→ **Task objective**: Reproduce all of the data below without alteration; exclude every picture.

→ **Given data**:
==============================
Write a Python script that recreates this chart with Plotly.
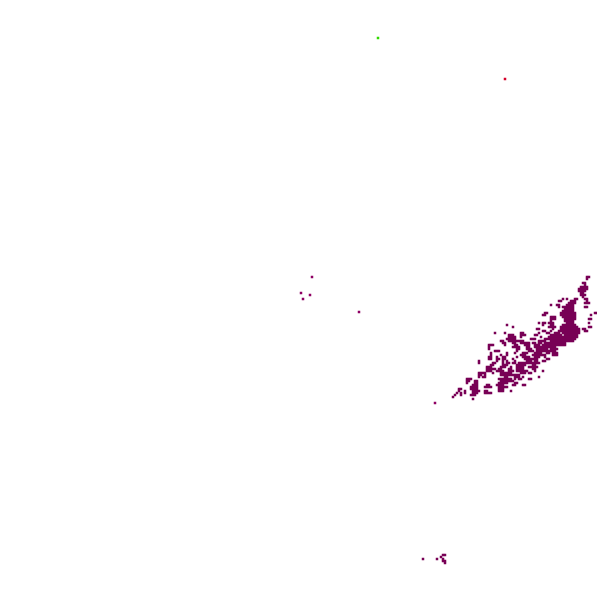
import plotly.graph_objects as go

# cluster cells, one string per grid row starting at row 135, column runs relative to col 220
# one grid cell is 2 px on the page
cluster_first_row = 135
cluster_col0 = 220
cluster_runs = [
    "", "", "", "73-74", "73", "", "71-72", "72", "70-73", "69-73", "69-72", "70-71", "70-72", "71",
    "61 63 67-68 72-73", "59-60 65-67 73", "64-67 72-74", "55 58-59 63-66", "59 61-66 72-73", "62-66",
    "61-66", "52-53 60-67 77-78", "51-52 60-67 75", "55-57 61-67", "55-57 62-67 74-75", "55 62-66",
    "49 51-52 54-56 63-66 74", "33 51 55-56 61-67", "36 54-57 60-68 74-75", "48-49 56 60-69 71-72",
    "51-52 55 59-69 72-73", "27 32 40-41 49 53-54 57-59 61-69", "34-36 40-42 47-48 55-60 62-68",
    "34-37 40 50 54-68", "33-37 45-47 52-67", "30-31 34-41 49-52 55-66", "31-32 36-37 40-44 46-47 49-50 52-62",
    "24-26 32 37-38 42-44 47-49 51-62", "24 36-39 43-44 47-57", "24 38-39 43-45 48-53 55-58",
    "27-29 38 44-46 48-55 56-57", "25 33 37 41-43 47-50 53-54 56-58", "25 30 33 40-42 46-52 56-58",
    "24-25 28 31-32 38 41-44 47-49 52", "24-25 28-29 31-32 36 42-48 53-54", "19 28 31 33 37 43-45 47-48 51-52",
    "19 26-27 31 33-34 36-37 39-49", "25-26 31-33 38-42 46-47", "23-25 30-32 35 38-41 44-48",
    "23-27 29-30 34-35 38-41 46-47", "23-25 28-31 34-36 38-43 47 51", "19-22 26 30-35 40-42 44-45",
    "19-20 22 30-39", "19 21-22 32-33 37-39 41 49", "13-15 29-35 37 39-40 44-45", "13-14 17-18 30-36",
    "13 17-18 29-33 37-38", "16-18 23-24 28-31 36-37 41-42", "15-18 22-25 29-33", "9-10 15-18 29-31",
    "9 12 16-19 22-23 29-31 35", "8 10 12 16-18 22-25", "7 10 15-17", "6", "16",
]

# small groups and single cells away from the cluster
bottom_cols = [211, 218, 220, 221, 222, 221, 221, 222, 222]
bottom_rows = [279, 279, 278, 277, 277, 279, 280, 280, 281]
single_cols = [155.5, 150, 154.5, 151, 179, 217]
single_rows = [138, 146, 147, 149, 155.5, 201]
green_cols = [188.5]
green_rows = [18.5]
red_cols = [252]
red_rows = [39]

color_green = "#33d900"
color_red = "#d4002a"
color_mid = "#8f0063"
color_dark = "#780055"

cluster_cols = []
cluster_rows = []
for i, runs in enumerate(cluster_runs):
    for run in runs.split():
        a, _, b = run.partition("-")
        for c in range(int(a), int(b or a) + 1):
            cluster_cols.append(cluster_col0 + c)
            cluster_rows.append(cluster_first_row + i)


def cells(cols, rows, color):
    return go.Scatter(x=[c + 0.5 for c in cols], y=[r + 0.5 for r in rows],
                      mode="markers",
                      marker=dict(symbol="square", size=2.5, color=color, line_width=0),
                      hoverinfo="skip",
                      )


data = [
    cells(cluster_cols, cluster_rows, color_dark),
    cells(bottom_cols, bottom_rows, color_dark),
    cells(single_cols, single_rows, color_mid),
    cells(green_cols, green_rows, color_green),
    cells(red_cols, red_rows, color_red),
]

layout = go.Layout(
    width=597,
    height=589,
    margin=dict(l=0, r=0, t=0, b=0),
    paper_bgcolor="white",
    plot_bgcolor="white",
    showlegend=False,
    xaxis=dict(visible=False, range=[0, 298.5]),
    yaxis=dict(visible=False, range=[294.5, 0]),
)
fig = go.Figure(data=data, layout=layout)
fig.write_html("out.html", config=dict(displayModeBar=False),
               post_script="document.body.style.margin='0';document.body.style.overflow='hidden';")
==============================
→ **Complete response**:
Write a Python script that recreates this chart with Plotly.
import plotly.graph_objects as go

# cluster cells, one string per grid row starting at row 135, column runs relative to col 220
# one grid cell is 2 px on the page
cluster_first_row = 135
cluster_col0 = 220
cluster_runs = [
    "", "", "", "73-74", "73", "", "71-72", "72", "70-73", "69-73", "69-72", "70-71", "70-72", "71",
    "61 63 67-68 72-73", "59-60 65-67 73", "64-67 72-74", "55 58-59 63-66", "59 61-66 72-73", "62-66",
    "61-66", "52-53 60-67 77-78", "51-52 60-67 75", "55-57 61-67", "55-57 62-67 74-75", "55 62-66",
    "49 51-52 54-56 63-66 74", "33 51 55-56 61-67", "36 54-57 60-68 74-75", "48-49 56 60-69 71-72",
    "51-52 55 59-69 72-73", "27 32 40-41 49 53-54 57-59 61-69", "34-36 40-42 47-48 55-60 62-68",
    "34-37 40 50 54-68", "33-37 45-47 52-67", "30-31 34-41 49-52 55-66", "31-32 36-37 40-44 46-47 49-50 52-62",
    "24-26 32 37-38 42-44 47-49 51-62", "24 36-39 43-44 47-57", "24 38-39 43-45 48-53 55-58",
    "27-29 38 44-46 48-55 56-57", "25 33 37 41-43 47-50 53-54 56-58", "25 30 33 40-42 46-52 56-58",
    "24-25 28 31-32 38 41-44 47-49 52", "24-25 28-29 31-32 36 42-48 53-54", "19 28 31 33 37 43-45 47-48 51-52",
    "19 26-27 31 33-34 36-37 39-49", "25-26 31-33 38-42 46-47", "23-25 30-32 35 38-41 44-48",
    "23-27 29-30 34-35 38-41 46-47", "23-25 28-31 34-36 38-43 47 51", "19-22 26 30-35 40-42 44-45",
    "19-20 22 30-39", "19 21-22 32-33 37-39 41 49", "13-15 29-35 37 39-40 44-45", "13-14 17-18 30-36",
    "13 17-18 29-33 37-38", "16-18 23-24 28-31 36-37 41-42", "15-18 22-25 29-33", "9-10 15-18 29-31",
    "9 12 16-19 22-23 29-31 35", "8 10 12 16-18 22-25", "7 10 15-17", "6", "16",
]

# small groups and single cells away from the cluster
bottom_cols = [211, 218, 220, 221, 222, 221, 221, 222, 222]
bottom_rows = [279, 279, 278, 277, 277, 279, 280, 280, 281]
single_cols = [155.5, 150, 154.5, 151, 179, 217]
single_rows = [138, 146, 147, 149, 155.5, 201]
green_cols = [188.5]
green_rows = [18.5]
red_cols = [252]
red_rows = [39]

color_green = "#33d900"
color_red = "#d4002a"
color_mid = "#8f0063"
color_dark = "#780055"

cluster_cols = []
cluster_rows = []
for i, runs in enumerate(cluster_runs):
    for run in runs.split():
        a, _, b = run.partition("-")
        for c in range(int(a), int(b or a) + 1):
            cluster_cols.append(cluster_col0 + c)
            cluster_rows.append(cluster_first_row + i)


def cells(cols, rows, color):
    return go.Scatter(x=[c + 0.5 for c in cols], y=[r + 0.5 for r in rows],
                      mode="markers",
                      marker=dict(symbol="square", size=2.5, color=color, line_width=0),
                      hoverinfo="skip",
                      )


data = [
    cells(cluster_cols, cluster_rows, color_dark),
    cells(bottom_cols, bottom_rows, color_dark),
    cells(single_cols, single_rows, color_mid),
    cells(green_cols, green_rows, color_green),
    cells(red_cols, red_rows, color_red),
]

layout = go.Layout(
    width=597,
    height=589,
    margin=dict(l=0, r=0, t=0, b=0),
    paper_bgcolor="white",
    plot_bgcolor="white",
    showlegend=False,
    xaxis=dict(visible=False, range=[0, 298.5]),
    yaxis=dict(visible=False, range=[294.5, 0]),
)
fig = go.Figure(data=data, layout=layout)
fig.write_html("out.html", config=dict(displayModeBar=False),
               post_script="document.body.style.margin='0';document.body.style.overflow='hidden';")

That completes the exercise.